Bu açıklamalar ışığında ön soruna ilişkin olarak yapılan değerlendirmede;
Yerel Mahkemece bozmadan sonra yapılan yargılamada bozma ilamı ve duruşma günü tebliğ olunup sanıklara bozmaya karşı beyanda bulunma imkânı tanınmadan, yalnızca müdafilerine yapılan tebligat ile yetinilip sanıkların yokluğunda direnme kararı verilmesi İİK’nın 353/2. maddesi delaletiyle 1412 sayılı CMUK’nın 5320 sayılı Kanun’un 8. maddesi uyarınca karar tarihi itibarıyla uygulanması gereken 326/1. maddesine aykırıdır.

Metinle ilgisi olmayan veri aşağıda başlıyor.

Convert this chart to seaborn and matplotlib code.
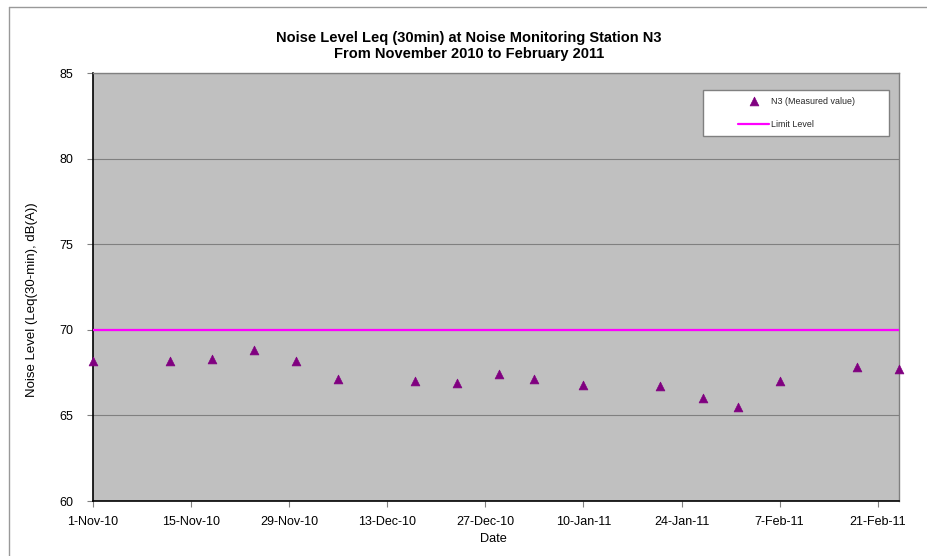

Bu itibarla, Yerel Mahkemenin direnme kararına konu hükmünün, bozma ilamı ve duruşma günü sanıklara tebliğ olunmadan direnme kararı verilmek suretiyle savunma hakkının kısıtlanması isabetsizliğinden sair yönleri incelenmeksizin bozulmasına karar verilmelidir.
SONUÇ:
Açıklanan nedenlerle;
1- İzmir 9. İcra Ceza Mahkemesinin 27.01.2017 tarihli ve 954-89 sayılı direnme kararına konu hükmünün, bozma ilamı ve duruşma günü sanıklara tebliğ olunmadan direnme kararı verilmek suretiyle savunma hakkının kısıtlanması isabetsizliğinden sair yönleri incelenmeksizin BOZULMASINA,
2- Dosyanın, mahalline gönderilmek üzere Yargıtay Cumhuriyet Başsavcılığına TEVDİ EDİLMESİNE, 20.11.2018 tarihinde yapılan müzakerede oybirliğiyle karar verildi.